- _DATA BLOCK_:

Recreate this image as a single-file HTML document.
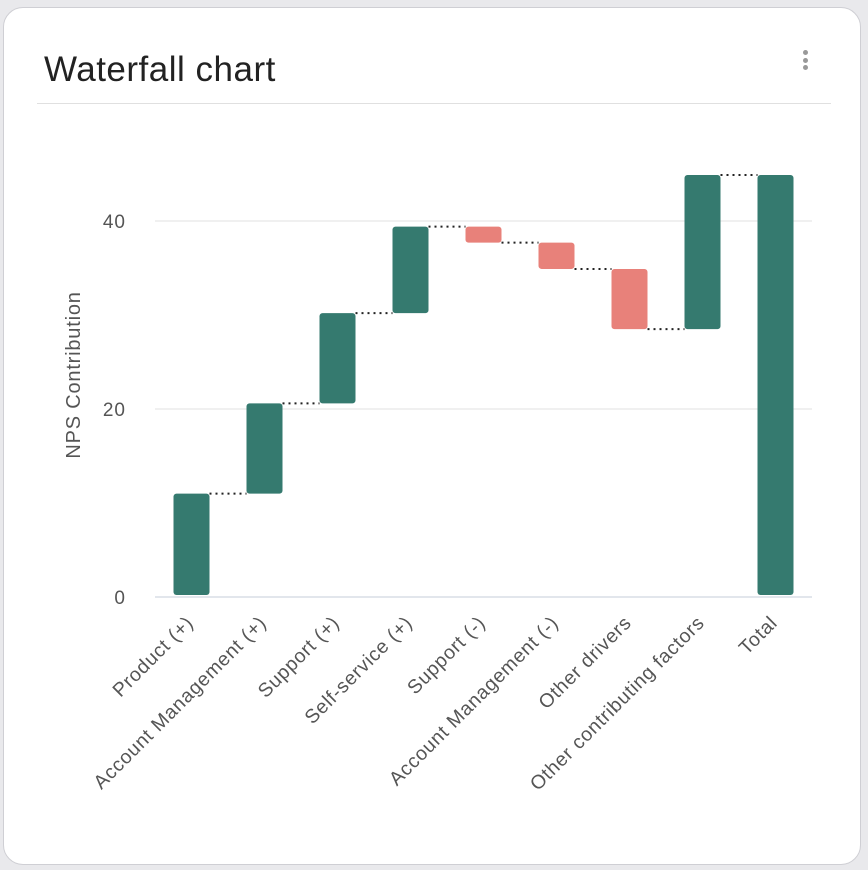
<!DOCTYPE html>
<html><head><meta charset="utf-8"><style>
html,body{margin:0;padding:0;background:#e9e9ec;width:868px;height:870px;overflow:hidden;font-family:"Liberation Sans",Arial,sans-serif}
.card{position:absolute;left:3px;top:7px;width:858px;height:858px;background:#fff;border:1px solid #cfcfd4;border-radius:20px;box-sizing:border-box}
.title{position:absolute;left:40px;top:42px;font-size:35px;color:#222;letter-spacing:0.5px}
.div{position:absolute;left:33px;top:95px;width:794px;height:1px;background:#e0e0e0}
.kebab{position:absolute;left:799px;top:42px;width:6px}
.kebab i{display:block;width:5px;height:5px;border-radius:50%;background:#999;margin-bottom:2.5px}
svg{position:absolute;left:0;top:0}
</style></head><body>
<div class="card">
<div class="title">Waterfall chart</div>
<div class="kebab"><i></i><i></i><i></i></div>
<div class="div"></div>
</div>
<svg id="chart" width="868" height="870"></svg>
<script>
const categories=["Product (+)","Account Management (+)","Support (+)","Self-service (+)","Support (-)","Account Management (-)","Other drivers","Other contributing factors","Total"];
const deltas=[11,9.6,9.6,9.2,-1.7,-2.8,-6.4,16.4,null];
const yTicks=[0,20,40];
const NS="http://www.w3.org/2000/svg";
const svg=document.getElementById('chart');
const x0=155,bw=73,y0=597,ppu=9.4;
const Y=v=>y0-v*ppu;
const X=i=>x0+bw*i+bw/2;
function mk(t,a,p){const e=document.createElementNS(NS,t);for(const k in a)e.setAttribute(k,a[k]);(p||svg).appendChild(e);return e;}
yTicks.forEach(t=>{
 const l=mk('line',{x1:x0,x2:812,y1:Y(t),y2:Y(t),stroke:t===0?'#c5ccd8':'#e2e2e2','stroke-width':1});
 
 
 const tx=mk('text',{x:126,y:Y(t)+7,'text-anchor':'end','font-size':19,fill:'#555','letter-spacing':1});
 tx.textContent=t;
 
 
});
const yl=mk('text',{x:0,y:0,transform:'translate(80,375) rotate(-90)','text-anchor':'middle','font-size':20,fill:'#555','letter-spacing':0.8});
yl.textContent='NPS Contribution';


let cum=0;
categories.forEach((c,i)=>{
 let a,b,col;
 if(deltas[i]===null){a=0;b=cum;col='#357a6f';}
 else{a=cum;b=cum+deltas[i];col=deltas[i]>=0?'#357a6f':'#e8817a';}
 const top=Y(Math.max(a,b)),bot=Math.min(Y(Math.min(a,b)),y0-2);
 const r=mk('rect',{x:X(i)-18,y:top,width:36,height:Math.max(bot-top,1),rx:3,fill:col});
 
 
 if(i<categories.length-1){
  const end=deltas[i]===null?cum:b;
  const ln=mk('line',{x1:X(i)+18,x2:X(i+1)-18,y1:Y(end),y2:Y(end),stroke:'#222','stroke-width':2,'stroke-dasharray':'2 4'});
  
  
 }
 if(deltas[i]!==null)cum=b;
 const t=mk('text',{x:0,y:0,transform:`translate(${X(i)+3},${624}) rotate(-45)`,'text-anchor':'end','font-size':19.5,fill:'#555','letter-spacing':0.7});
 t.textContent=c;
 
 
});
</script>
</body></html>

- _TASK TO CARRY OUT_: Keep the pictures out of the copy and write out the data exactly as it stands.

- _THE ANSWER_:
Recreate this image as a single-file HTML document.
<!DOCTYPE html>
<html><head><meta charset="utf-8"><style>
html,body{margin:0;padding:0;background:#e9e9ec;width:868px;height:870px;overflow:hidden;font-family:"Liberation Sans",Arial,sans-serif}
.card{position:absolute;left:3px;top:7px;width:858px;height:858px;background:#fff;border:1px solid #cfcfd4;border-radius:20px;box-sizing:border-box}
.title{position:absolute;left:40px;top:42px;font-size:35px;color:#222;letter-spacing:0.5px}
.div{position:absolute;left:33px;top:95px;width:794px;height:1px;background:#e0e0e0}
.kebab{position:absolute;left:799px;top:42px;width:6px}
.kebab i{display:block;width:5px;height:5px;border-radius:50%;background:#999;margin-bottom:2.5px}
svg{position:absolute;left:0;top:0}
</style></head><body>
<div class="card">
<div class="title">Waterfall chart</div>
<div class="kebab"><i></i><i></i><i></i></div>
<div class="div"></div>
</div>
<svg id="chart" width="868" height="870"></svg>
<script>
const categories=["Product (+)","Account Management (+)","Support (+)","Self-service (+)","Support (-)","Account Management (-)","Other drivers","Other contributing factors","Total"];
const deltas=[11,9.6,9.6,9.2,-1.7,-2.8,-6.4,16.4,null];
const yTicks=[0,20,40];
const NS="http://www.w3.org/2000/svg";
const svg=document.getElementById('chart');
const x0=155,bw=73,y0=597,ppu=9.4;
const Y=v=>y0-v*ppu;
const X=i=>x0+bw*i+bw/2;
function mk(t,a,p){const e=document.createElementNS(NS,t);for(const k in a)e.setAttribute(k,a[k]);(p||svg).appendChild(e);return e;}
yTicks.forEach(t=>{
 const l=mk('line',{x1:x0,x2:812,y1:Y(t),y2:Y(t),stroke:t===0?'#c5ccd8':'#e2e2e2','stroke-width':1});
 
 
 const tx=mk('text',{x:126,y:Y(t)+7,'text-anchor':'end','font-size':19,fill:'#555','letter-spacing':1});
 tx.textContent=t;
 
 
});
const yl=mk('text',{x:0,y:0,transform:'translate(80,375) rotate(-90)','text-anchor':'middle','font-size':20,fill:'#555','letter-spacing':0.8});
yl.textContent='NPS Contribution';


let cum=0;
categories.forEach((c,i)=>{
 let a,b,col;
 if(deltas[i]===null){a=0;b=cum;col='#357a6f';}
 else{a=cum;b=cum+deltas[i];col=deltas[i]>=0?'#357a6f':'#e8817a';}
 const top=Y(Math.max(a,b)),bot=Math.min(Y(Math.min(a,b)),y0-2);
 const r=mk('rect',{x:X(i)-18,y:top,width:36,height:Math.max(bot-top,1),rx:3,fill:col});
 
 
 if(i<categories.length-1){
  const end=deltas[i]===null?cum:b;
  const ln=mk('line',{x1:X(i)+18,x2:X(i+1)-18,y1:Y(end),y2:Y(end),stroke:'#222','stroke-width':2,'stroke-dasharray':'2 4'});
  
  
 }
 if(deltas[i]!==null)cum=b;
 const t=mk('text',{x:0,y:0,transform:`translate(${X(i)+3},${624}) rotate(-45)`,'text-anchor':'end','font-size':19.5,fill:'#555','letter-spacing':0.7});
 t.textContent=c;
 
 
});
</script>
</body></html>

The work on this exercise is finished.